40.9.4 Accepting Output from Processes

Output from asynchronous subprocesses normally arrives only while Emacs is waiting for some sort of external event, such as elapsed time or terminal input. Occasionally it is useful in a Lisp program to explicitly permit output to arrive at a specific point, or even to wait until output arrives from a process.

Function: accept-process-output &optional process seconds millisec just-this-one

This function allows Emacs to read pending output from processes. The output is given to their filter functions. If process is non-nil then this function does not return until some output has been received from process or process has closed the connection.

The arguments seconds and millisec let you specify timeout periods. The former specifies a period measured in seconds and the latter specifies one measured in milliseconds. The two time periods thus specified are added together, and accept-process-output returns after that much time, even if there is no subprocess output.

The argument millisec is obsolete (and should not be used), because seconds can be floating point to specify waiting a fractional number of seconds. If seconds is 0, the function accepts whatever output is pending but does not wait.

If process is a process, and the argument just-this-one is non-nil, only output from that process is handled, suspending output from other processes until some output has been received from that process or the timeout expires. If just-this-one is an integer, also inhibit running timers.
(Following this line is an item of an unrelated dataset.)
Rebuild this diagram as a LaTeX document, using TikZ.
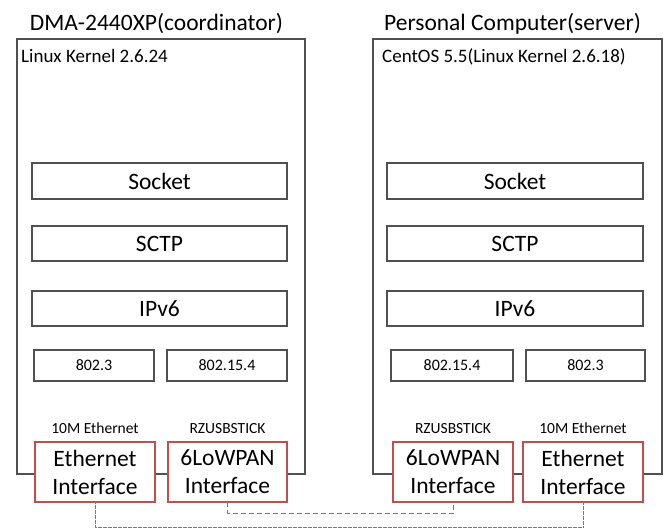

This feature is generally not recommended, but may be necessary for specific applications, such as speech synthesis.

The function accept-process-output returns non-nil if it got output from process, or from any process if process is nil; this can occur even after a process has exited if the corresponding connection contains buffered data. The function returns nil if the timeout expired or the connection was closed before output arrived.

If a connection from a process contains buffered data, accept-process-output can return non-nil even after the process has exited. Therefore, although the following loop:

;; This loop contains a bug.
(while (process-live-p process)
  (accept-process-output process))

will often read all output from process, it has a race condition and can miss some output if process-live-p returns nil while the connection still contains data. Better is to write the loop like this:

(while (accept-process-output process))

If you have passed a non-nil stderr to make-process, it will have a standard error process. See Creating an Asynchronous Process. In that case, waiting for process output from the main process doesn’t wait for output from the standard error process. To make sure you have received both all of standard output and all of standard error from a process, use the following code:

(while (accept-process-output process))
(while (accept-process-output stderr-process))

If you passed a buffer to the stderr argument of make-process, you still have to wait for the standard error process, like so:

(let* ((stdout (generate-new-buffer "stdout"))
       (stderr (generate-new-buffer "stderr"))
       (process (make-process :name "test"
                              :command '("my-program")
                              :buffer stdout
                              :stderr stderr))
       (stderr-process (get-buffer-process stderr)))
  (unless (and process stderr-process)
    (error "Process unexpectedly nil"))
  (while (accept-process-output process))
  (while (accept-process-output stderr-process)))

Only when both accept-process-output forms return nil, you can be sure that the process has exited and Emacs has read all its output.

Reading pending standard error from a process running on a remote host is not possible this way.